→ What the task asks
Work through the entries below and report how many lines include "this". The number alone is the answer.
----------
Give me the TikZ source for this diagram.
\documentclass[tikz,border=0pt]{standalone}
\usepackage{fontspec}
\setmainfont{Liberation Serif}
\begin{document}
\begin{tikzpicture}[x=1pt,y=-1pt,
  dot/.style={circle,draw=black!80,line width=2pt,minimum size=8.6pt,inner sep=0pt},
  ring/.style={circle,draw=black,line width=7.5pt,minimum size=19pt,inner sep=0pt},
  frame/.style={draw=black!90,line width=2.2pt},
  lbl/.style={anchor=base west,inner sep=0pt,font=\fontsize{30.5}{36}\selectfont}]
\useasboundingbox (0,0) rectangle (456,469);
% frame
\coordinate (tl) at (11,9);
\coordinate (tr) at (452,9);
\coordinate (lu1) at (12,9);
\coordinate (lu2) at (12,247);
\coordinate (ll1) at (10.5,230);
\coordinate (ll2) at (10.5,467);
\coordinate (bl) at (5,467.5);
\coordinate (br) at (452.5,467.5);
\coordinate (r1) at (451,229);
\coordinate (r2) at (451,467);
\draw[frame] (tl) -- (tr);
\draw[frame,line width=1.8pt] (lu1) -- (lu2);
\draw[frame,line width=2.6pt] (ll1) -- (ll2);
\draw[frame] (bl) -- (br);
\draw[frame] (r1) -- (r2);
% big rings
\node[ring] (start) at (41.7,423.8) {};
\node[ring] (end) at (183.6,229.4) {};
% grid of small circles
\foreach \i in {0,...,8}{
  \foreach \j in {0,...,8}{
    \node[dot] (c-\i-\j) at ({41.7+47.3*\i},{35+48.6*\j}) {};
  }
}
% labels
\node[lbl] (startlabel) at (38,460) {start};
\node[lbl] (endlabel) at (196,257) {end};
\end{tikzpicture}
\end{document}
----------
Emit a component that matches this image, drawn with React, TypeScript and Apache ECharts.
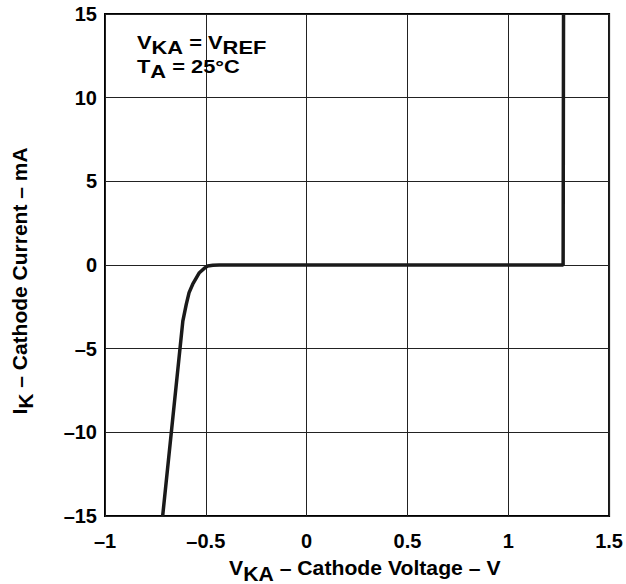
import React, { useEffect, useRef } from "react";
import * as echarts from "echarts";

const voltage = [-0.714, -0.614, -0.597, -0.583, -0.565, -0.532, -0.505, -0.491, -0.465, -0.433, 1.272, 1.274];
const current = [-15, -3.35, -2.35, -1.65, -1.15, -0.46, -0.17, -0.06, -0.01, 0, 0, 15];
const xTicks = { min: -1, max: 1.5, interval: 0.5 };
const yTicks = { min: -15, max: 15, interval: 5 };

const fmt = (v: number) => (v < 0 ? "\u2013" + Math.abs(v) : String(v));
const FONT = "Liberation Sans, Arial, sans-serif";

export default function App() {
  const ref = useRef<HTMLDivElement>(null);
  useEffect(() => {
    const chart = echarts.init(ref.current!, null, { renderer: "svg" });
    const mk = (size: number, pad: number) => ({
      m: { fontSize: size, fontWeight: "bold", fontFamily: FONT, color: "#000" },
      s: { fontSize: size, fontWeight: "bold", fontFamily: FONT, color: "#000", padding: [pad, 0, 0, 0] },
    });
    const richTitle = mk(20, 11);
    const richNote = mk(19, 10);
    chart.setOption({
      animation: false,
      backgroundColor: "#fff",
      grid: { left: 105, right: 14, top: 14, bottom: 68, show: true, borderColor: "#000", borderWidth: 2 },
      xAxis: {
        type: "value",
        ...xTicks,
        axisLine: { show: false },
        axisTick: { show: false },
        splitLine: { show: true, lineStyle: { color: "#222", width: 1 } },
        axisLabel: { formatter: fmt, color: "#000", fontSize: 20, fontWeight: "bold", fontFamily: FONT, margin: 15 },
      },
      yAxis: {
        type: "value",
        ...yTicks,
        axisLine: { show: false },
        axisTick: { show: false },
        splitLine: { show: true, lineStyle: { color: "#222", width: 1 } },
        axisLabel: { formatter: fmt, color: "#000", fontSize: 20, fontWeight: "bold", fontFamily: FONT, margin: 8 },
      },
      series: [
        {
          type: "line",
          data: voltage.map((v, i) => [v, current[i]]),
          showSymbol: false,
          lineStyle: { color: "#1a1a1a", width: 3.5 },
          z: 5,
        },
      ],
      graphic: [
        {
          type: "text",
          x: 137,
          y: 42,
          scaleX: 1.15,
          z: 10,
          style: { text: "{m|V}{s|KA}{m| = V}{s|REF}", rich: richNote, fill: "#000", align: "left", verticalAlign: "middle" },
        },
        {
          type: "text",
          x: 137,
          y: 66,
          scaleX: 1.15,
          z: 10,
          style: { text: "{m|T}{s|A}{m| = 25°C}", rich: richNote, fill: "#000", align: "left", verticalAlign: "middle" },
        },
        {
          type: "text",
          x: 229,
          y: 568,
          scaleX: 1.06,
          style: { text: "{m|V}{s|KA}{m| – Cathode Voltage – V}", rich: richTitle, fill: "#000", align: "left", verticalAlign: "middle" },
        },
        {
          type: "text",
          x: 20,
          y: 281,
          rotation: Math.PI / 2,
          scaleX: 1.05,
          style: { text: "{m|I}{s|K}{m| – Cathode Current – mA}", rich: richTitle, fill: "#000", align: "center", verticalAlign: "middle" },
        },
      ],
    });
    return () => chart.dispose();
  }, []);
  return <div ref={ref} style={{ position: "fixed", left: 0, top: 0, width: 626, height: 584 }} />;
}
----------
→ Complete response
2